Where not all the investment cost is eligible for co-financing, the net revenue shall be allocated pro rata to the eligible and non-eligible parts of the investment cost. In the calculation, the managing authority shall take account of the reference period appropriate to the category of investment concerned, the category of project, the profitability normally expected of the category of investment concerned, the application of the polluter-pays principle, and, if appropriate, considerations of equity linked to the relative prosperity of the Member State concerned.

3. Where it is objectively not possible to estimate the revenue in advance, the revenue      generated within five years of the completion of an operation shall be deducted from the expenditure declared to the Commission. The deduction shall be made by the certifying authority at the latest at partial or at final closure of the operational programme. The application for payment of the final balance shall be corrected accordingly.

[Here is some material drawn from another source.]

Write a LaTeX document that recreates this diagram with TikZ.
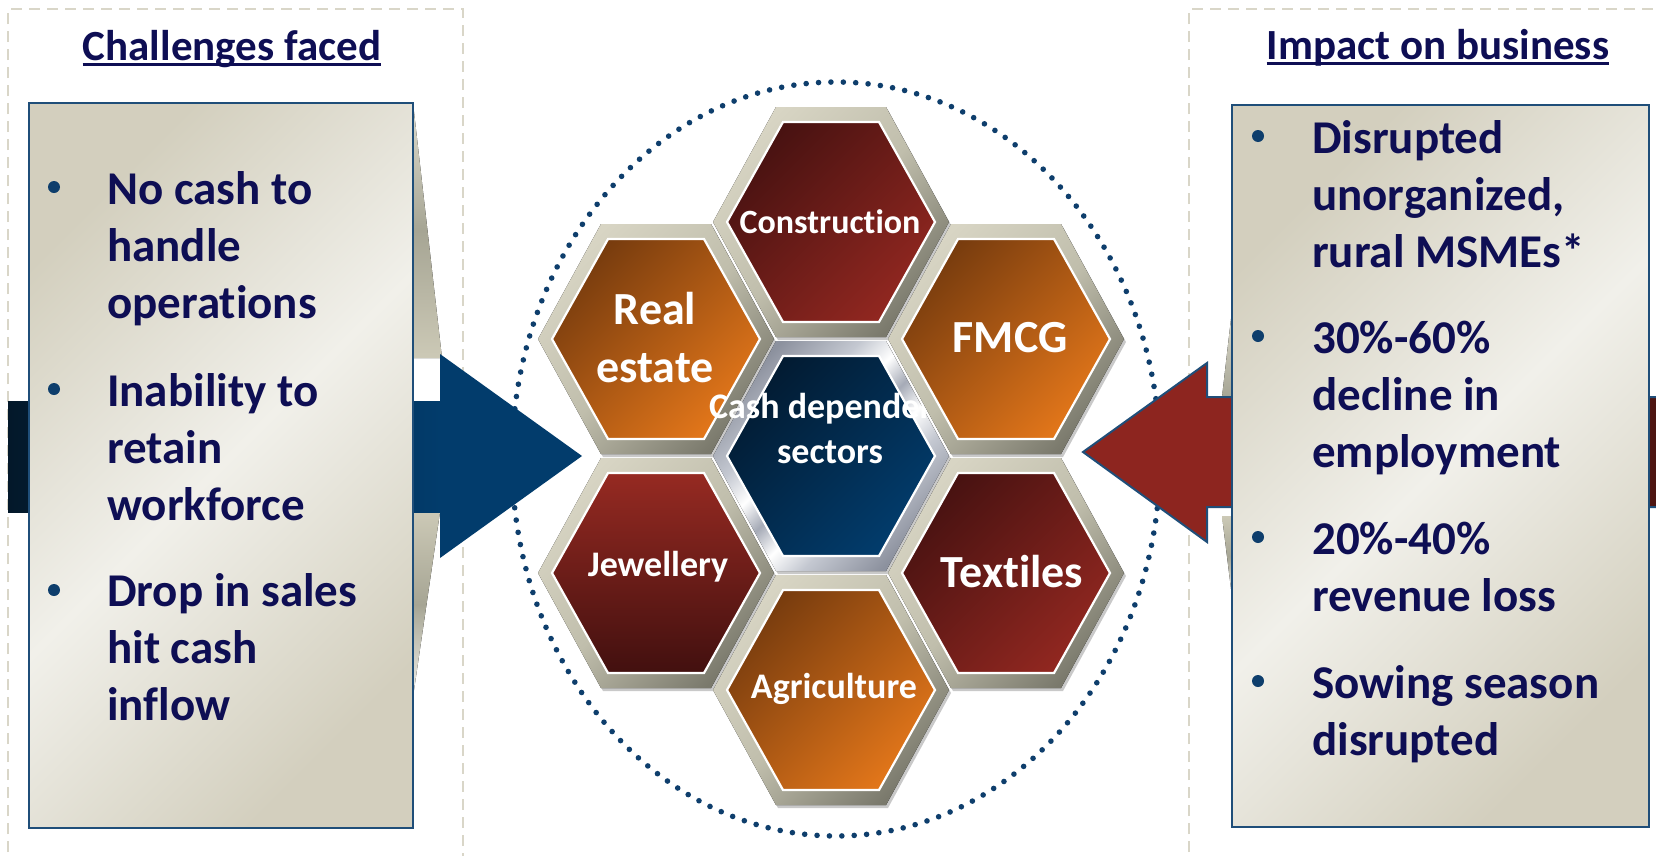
\documentclass[tikz,border=0pt]{standalone}
\usepackage{fontspec}
\setmainfont{Carlito}[Ligatures=NoCommon]
\usetikzlibrary{calc}

% palette
\definecolor{txtnavy}{RGB}{14,14,84}
\definecolor{dotnavy}{RGB}{14,62,108}
\definecolor{boxline}{RGB}{31,78,121}
\definecolor{panelline}{RGB}{217,214,200}
\definecolor{arrowblue}{RGB}{2,60,108}
\definecolor{arrowdark}{RGB}{3,24,42}
\definecolor{arrowred}{RGB}{141,37,31}
\definecolor{arrowreddark}{RGB}{74,20,16}
\definecolor{boxA}{RGB}{211,207,190}
\definecolor{boxB}{RGB}{241,240,234}
\definecolor{frmA}{RGB}{216,213,196}
\definecolor{frmB}{RGB}{192,190,172}
\definecolor{frmC}{RGB}{122,121,108}
\definecolor{silA}{RGB}{140,145,158}
\definecolor{silB}{RGB}{196,200,209}
\definecolor{silC}{RGB}{165,170,182}
\definecolor{redA}{RGB}{72,18,17}
\definecolor{redB}{RGB}{145,39,32}
\definecolor{orgA}{RGB}{120,60,14}
\definecolor{orgB}{RGB}{226,118,26}
\definecolor{navA}{RGB}{2,27,50}
\definecolor{navB}{RGB}{2,60,108}
\definecolor{jewA}{RGB}{150,42,34}
\definecolor{jewB}{RGB}{66,16,15}
\definecolor{slvA}{RGB}{222,220,206}
\definecolor{slvB}{RGB}{166,165,148}
\definecolor{slvC}{RGB}{204,201,182}

% metallic rim of the central cell
\pgfdeclarehorizontalshading{silverrim}{100bp}{%
  color(0bp)=(silA); color(25bp)=(silA); color(37bp)=(silB); color(44bp)=(white);
  color(50bp)=(silC); color(56bp)=(white); color(63bp)=(silB); color(75bp)=(silA);
  color(100bp)=(silA)}
% arrow body that darkens towards its tail
\pgfdeclarehorizontalshading{redarrow}{100bp}{%
  color(0bp)=(arrowred); color(62bp)=(arrowred); color(75bp)=(arrowreddark);
  color(100bp)=(arrowreddark)}

% flat-topped hexagon: centre x, centre y, half width, half height, half top edge
\newcommand{\hexpoly}[5]{({#1-#5},{#2-#4}) -- ({#1+#5},{#2-#4}) -- ({#1+#3},{#2})
  -- ({#1+#5},{#2+#4}) -- ({#1-#5},{#2+#4}) -- ({#1-#3},{#2}) -- cycle}

% one honeycomb cell: centre x, centre y, rim style, face style
\newcommand{\hexcell}[4]{%
  \fill[hexshadow] \hexpoly{#1+2}{#2+3}{118}{115}{55};
  \fill[#3] \hexpoly{#1}{#2}{118}{115}{55};
  \draw[white, line width=2.2pt, #4] \hexpoly{#1}{#2}{104}{100}{48};
}

\begin{document}
\begin{tikzpicture}[x=1pt, y=-1pt,
  panel/.style={draw=panelline, line width=1.6pt, dash pattern=on 11pt off 7pt},
  dotring/.style={draw=dotnavy, line width=5.6pt, line cap=round, dash pattern=on 0pt off 12.4pt},
  boxfill/.style={draw=boxline, line width=2pt, top color=boxA, bottom color=boxA,
    middle color=boxB, shading angle=45},
  hexshadow/.style={fill=black!60, opacity=0.35},
  rimbeige/.style={top color=frmA, bottom color=frmC, middle color=frmB, shading angle=45},
  rimsilver/.style={shading=silverrim, shading angle=-45},
  facered/.style={top color=redA, bottom color=redB, shading angle=45},
  faceorange/.style={top color=orgA, bottom color=orgB, shading angle=45},
  facenavy/.style={top color=navA, bottom color=navB, shading angle=45},
  facejewel/.style={top color=jewA, bottom color=jewB},
  title/.style={anchor=base, inner sep=0pt, text=txtnavy,
    font=\bfseries\fontsize{43}{50}\selectfont},
  % multi-line nodes: the base anchor sits on the last line
  bullettext/.style={anchor=base west, align=left, inner sep=0pt, text=txtnavy,
    font=\bfseries\fontsize{47}{57}\selectfont},
  bdot/.style={circle, fill=dotnavy, minimum size=12pt, inner sep=0pt},
  hexbig/.style={anchor=base, inner sep=0pt, text=white, align=center,
    font=\bfseries\fontsize{46}{58}\selectfont},
  hexsmall/.style={anchor=base, inner sep=0pt, text=white, align=center,
    font=\bfseries\fontsize{36}{45}\selectfont},
  uline/.style={draw=txtnavy, line width=2.3pt}
]
\useasboundingbox (0,0) rectangle (1656,855);
\fill[white] (0,0) rectangle (1656,855);

% dashed side panels
\draw[panel] (8,870) -- (8,9) -- (463,9) -- (463,870);
\draw[panel] (1189,870) -- (1189,9) -- (1670,9);

% dotted ring round the honeycomb
\draw[dotring] (836,459) ellipse [x radius=324, y radius=377];

% folds behind the text boxes
\fill[top color=slvA, bottom color=slvC, middle color=slvB] (413,103) -- (442,358) -- (413,358) -- cycle;
\fill[top color=slvC, bottom color=boxB, middle color=slvB] (413,512) -- (440,512) -- (413,697) -- cycle;
\fill[top color=slvA, bottom color=slvB] (1232,310) -- (1232,397) -- (1222,397) -- cycle;
\fill[top color=slvC, bottom color=boxB, middle color=slvB] (1222,516) -- (1232,516) -- (1232,597) -- cycle;

% inward arrows
\fill[left color=arrowdark, right color=arrowblue] (8,401) rectangle (441,512);
\fill[arrowblue] (440,354) -- (582,456) -- (440,558) -- cycle;
\draw[boxline, line width=2pt, shading=redarrow]
  (1660,397) -- (1207,397) -- (1207,363) -- (1083,452) -- (1207,542) -- (1207,507) -- (1660,507);

% text boxes
\path[boxfill] (29,103) rectangle (413,828);
\path[boxfill] (1232,105) rectangle (1649,827);

% headings
\node[title] (ttlL) at (232,60) {Challenges faced};
\draw[uline] ($(ttlL.base west)+(0,4.5)$) -- ($(ttlL.base east)+(0,4.5)$);
\node[title] (ttlR) at (1438,59) {Impact on business};
\draw[uline] ($(ttlR.base west)+(0,4.5)$) -- ($(ttlR.base east)+(0,4.5)$);

% challenges
\node[bdot] (dl1) at (54,187) {};
\node[bullettext] (bl1) at (107,318) {No cash to\\handle\\operations};
\node[bdot] (dl2) at (54,389) {};
\node[bullettext] (bl2) at (107,520) {Inability to\\retain\\workforce};
\node[bdot] (dl3) at (54,590) {};
\node[bullettext] (bl3) at (107,720) {Drop in sales\\hit cash\\inflow};

% impact
\node[bdot] (dr1) at (1258,136) {};
\node[bullettext] (br1) at (1312,267) {Disrupted\\unorganized,\\rural MSMEs*};
\node[bdot] (dr2) at (1258,336) {};
\node[bullettext] (br2) at (1312,467) {30\%-60\%\\decline in\\employment};
\node[bdot] (dr3) at (1258,537) {};
\node[bullettext] (br3) at (1312,611) {20\%-40\%\\revenue loss};
\node[bdot] (dr4) at (1258,681) {};
\node[bullettext] (br4) at (1312,755) {Sowing season\\disrupted};

% honeycomb
\hexcell{831}{222}{rimbeige}{facered}
\node[hexsmall, font=\bfseries\fontsize{34}{45}\selectfont] (construction) at (830,233) {Construction};
\hexcell{656}{339}{rimbeige}{faceorange}
\node[hexbig] (realestate) at (655,382) {Real\\estate};
\hexcell{656}{573}{rimbeige}{facejewel}
\node[hexsmall] (jewellery) at (658,576) {Jewellery};
\hexcell{831}{456}{rimsilver}{facenavy}
\node[hexsmall] (cash) at (830,463) {Cash dependent\\sectors};
\hexcell{1006}{339}{rimbeige}{faceorange}
\node[hexbig] (fmcg) at (1010,352) {FMCG};
\hexcell{1006}{573}{rimbeige}{facered}
\node[hexbig] (textiles) at (1012,587) {Textiles};
\hexcell{831}{690}{rimbeige}{faceorange}
\node[hexsmall] (agriculture) at (834,698) {Agriculture};
\end{tikzpicture}
\end{document}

5. Where, at the latest three years after closure of the operational programme, it is          established that an operation has generated revenue that has not been taken into account under paragraphs 2 and 3, such revenue shall be refunded to the general budget of the European Union in proportion to the contribution from the Funds.

5. Paragraphs 1 to 4 of this Article shall apply only to operations which are co-financed by   the ERDF or Cohesion Fund and the total cost of which exceeds EUR 1 000 000. Without prejudice to their obligations under Article 70(1), Member States may adopt procedures proportionate to the amounts concerned for monitoring revenues generated by operations whose total cost is below EUR 200 000.

6. This Article shall not apply to projects subject to the rules on State aid within the meaning of Article 87 of the Treaty.